◆ AVAILABLE DATA ◆

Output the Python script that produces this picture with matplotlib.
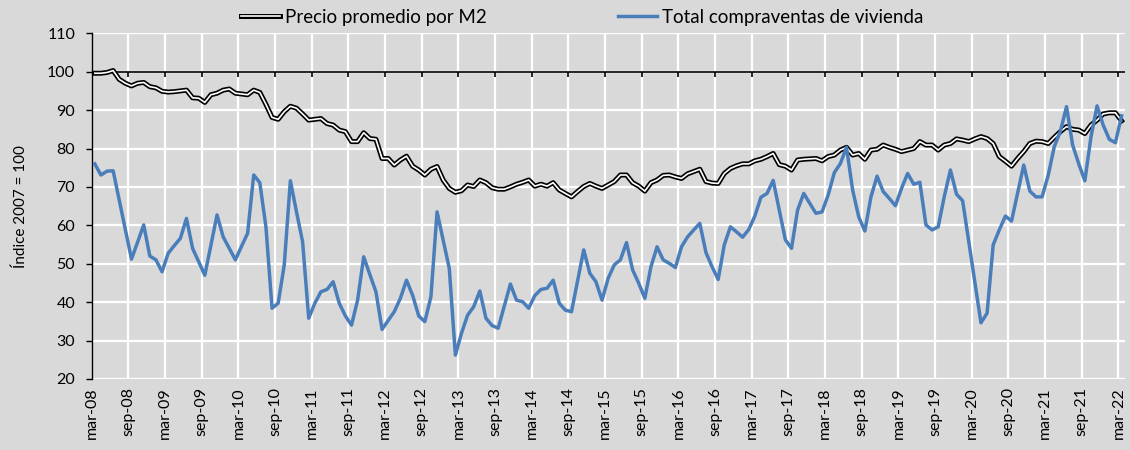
import numpy as np
import matplotlib
matplotlib.use("Agg")
import matplotlib.pyplot as plt
import matplotlib.patheffects as pe

plt.rcParams['font.family'] = ['Lato', 'DejaVu Sans']

# --- datos (índice 2007 = 100), mensual mar-08 .. mar-22 ---
precio_m2 = [
    99.6, 99.6, 99.8, 100.3, 98.0, 97.0, 96.3, 97.0, 97.2, 96.1,
    95.8, 94.9, 94.7, 94.8, 95.0, 95.2, 93.2, 93.1, 92.0, 94.0,
    94.4, 95.2, 95.5, 94.4, 94.2, 94.0, 95.2, 94.6, 91.5, 88.1,
    87.6, 89.6, 91.0, 90.5, 89.0, 87.4, 87.6, 87.8, 86.5, 86.1,
    84.8, 84.4, 81.8, 81.8, 84.1, 82.6, 82.4, 77.4, 77.4, 75.7,
    77.0, 78.0, 75.4, 74.4, 73.1, 74.6, 75.3, 71.8, 69.6, 68.6,
    69.0, 70.5, 70.1, 71.8, 71.1, 69.8, 69.4, 69.4, 70.0, 70.7,
    71.2, 71.8, 70.2, 70.7, 70.2, 71.1, 69.2, 68.3, 67.4, 68.8,
    70.1, 70.9, 70.2, 69.6, 70.5, 71.4, 73.1, 73.1, 71.1, 70.2,
    68.9, 71.1, 71.8, 73.0, 73.1, 72.6, 72.2, 73.4, 74.0, 74.6,
    71.4, 71.0, 70.9, 73.5, 74.8, 75.5, 76.0, 76.0, 76.8, 77.2,
    77.9, 78.7, 75.8, 75.4, 74.4, 77.0, 77.2, 77.3, 77.4, 76.8,
    77.9, 78.3, 79.6, 80.3, 78.3, 78.7, 77.2, 79.6, 79.8, 80.9,
    80.3, 79.8, 79.2, 79.6, 80.0, 81.8, 80.9, 80.9, 79.6, 80.9,
    81.3, 82.5, 82.2, 81.8, 82.5, 83.1, 82.6, 81.3, 77.9, 76.7,
    75.4, 77.4, 79.2, 81.3, 81.9, 81.8, 81.3, 82.9, 84.4, 85.7,
    85.0, 84.8, 83.9, 86.1, 87.4, 89.0, 89.3, 89.3, 87.2,
]

compraventas = [
    76.0, 73.1, 74.1, 74.2, 66.5, 58.9, 51.2, 55.6, 60.1, 52.0,
    51.0, 47.9, 52.7, 54.7, 56.6, 61.8, 54.0, 50.5, 47.0, 54.8,
    62.7, 57.0, 54.0, 51.0, 54.5, 57.9, 73.1, 71.1, 59.6, 38.4,
    39.7, 49.7, 71.6, 63.5, 55.7, 35.8, 39.7, 42.7, 43.3, 45.3,
    39.7, 36.4, 34.0, 40.5, 51.8, 47.2, 42.7, 32.9, 35.2, 37.5,
    41.0, 45.7, 41.8, 36.4, 34.9, 41.4, 63.5, 56.2, 48.8, 26.2,
    31.9, 36.6, 38.8, 42.9, 35.8, 33.9, 33.2, 39.0, 44.7, 40.5,
    40.1, 38.4, 41.7, 43.3, 43.6, 45.7, 39.7, 37.9, 37.5, 45.5,
    53.6, 47.5, 45.3, 40.5, 46.2, 49.7, 51.0, 55.5, 48.4, 44.9,
    41.0, 49.2, 54.4, 51.0, 50.1, 49.0, 54.4, 57.0, 58.8, 60.5,
    52.9, 49.2, 45.9, 54.9, 59.6, 58.3, 56.9, 58.9, 62.4, 67.3,
    68.3, 71.7, 64.0, 56.2, 54.0, 64.0, 68.3, 65.7, 63.1, 63.5,
    67.9, 73.7, 76.1, 80.3, 69.2, 62.2, 58.5, 67.4, 72.8, 68.8,
    67.0, 65.1, 69.6, 73.5, 70.7, 71.2, 60.1, 58.8, 59.6, 67.5,
    74.4, 68.1, 66.4, 55.8, 45.2, 34.6, 37.1, 54.9, 58.8, 62.4,
    61.1, 68.4, 75.7, 68.9, 67.4, 67.4, 73.0, 80.5, 84.5, 90.9,
    80.9, 76.0, 71.6, 83.0, 91.1, 86.1, 82.4, 81.5, 88.5,
]

tick_labels = [f"{m}-{y:02d}" for y in range(8, 23) for m in ("mar", "sep")][:-1]

GRAY = '#d9d9d9'
BLUE = '#4a7ebb'

fig = plt.figure(figsize=(11.3, 4.5), dpi=100, facecolor=GRAY)
ax = fig.add_axes([0.0812, 0.158, 0.914, 0.768], facecolor=GRAY)

x = np.arange(len(precio_m2)) + 0.5

# doble línea (blanca con borde negro) para el precio
ax.plot(x, precio_m2, color='white', lw=1.2, zorder=4,
        label='Precio promedio por M2',
        path_effects=[pe.Stroke(linewidth=3.6, foreground='black'), pe.Normal()])
ax.plot(x, compraventas, color=BLUE, lw=2.5, zorder=5,
        label='Total compraventas de vivienda')

ax.set_xlim(0, 169)
ax.set_ylim(20, 110)
ax.set_yticks(np.arange(20, 111, 10))
ticks = np.arange(0, 169, 6)
ax.set_xticks(ticks)
ax.set_xticklabels(tick_labels, rotation=90, fontsize=11.5)
ax.tick_params(axis='x', length=0, pad=6)
ax.tick_params(axis='y', length=4, width=1, direction='out', labelsize=11.5, pad=8)

ax.grid(True, color='white', lw=1.6, zorder=0)
ax.set_axisbelow(True)
for s in ('top', 'right', 'bottom'):
    ax.spines[s].set_visible(False)
ax.spines['left'].set_color('black')
ax.spines['left'].set_linewidth(1)

# eje horizontal cruzando en 100
ax.axhline(100, color='black', lw=1.2, zorder=2)
ax.vlines(ticks, 98.7, 100, color='black', lw=1.2, zorder=2)

ax.set_ylabel('Índice 2007 = 100', fontsize=11, labelpad=14)

fig.legend(loc='center', bbox_to_anchor=(0.515, 0.962), ncol=2, frameon=False,
           fontsize=13.5, handlelength=2.1, handletextpad=0.25, columnspacing=7.0)

fig.savefig('out.png', dpi=100, facecolor=GRAY)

◆ SHORT TASK ◆
The lines from the start of the data through the line that contains "plt.rcParams['font.family'] = ['Lato', 'DejaVu" are to be returned exactly, please, with both ends included and every picture left out.

◆ WRITTEN RESPONSE ◆
Output the Python script that produces this picture with matplotlib.
import numpy as np
import matplotlib
matplotlib.use("Agg")
import matplotlib.pyplot as plt
import matplotlib.patheffects as pe

plt.rcParams['font.family'] = ['Lato', 'DejaVu Sans']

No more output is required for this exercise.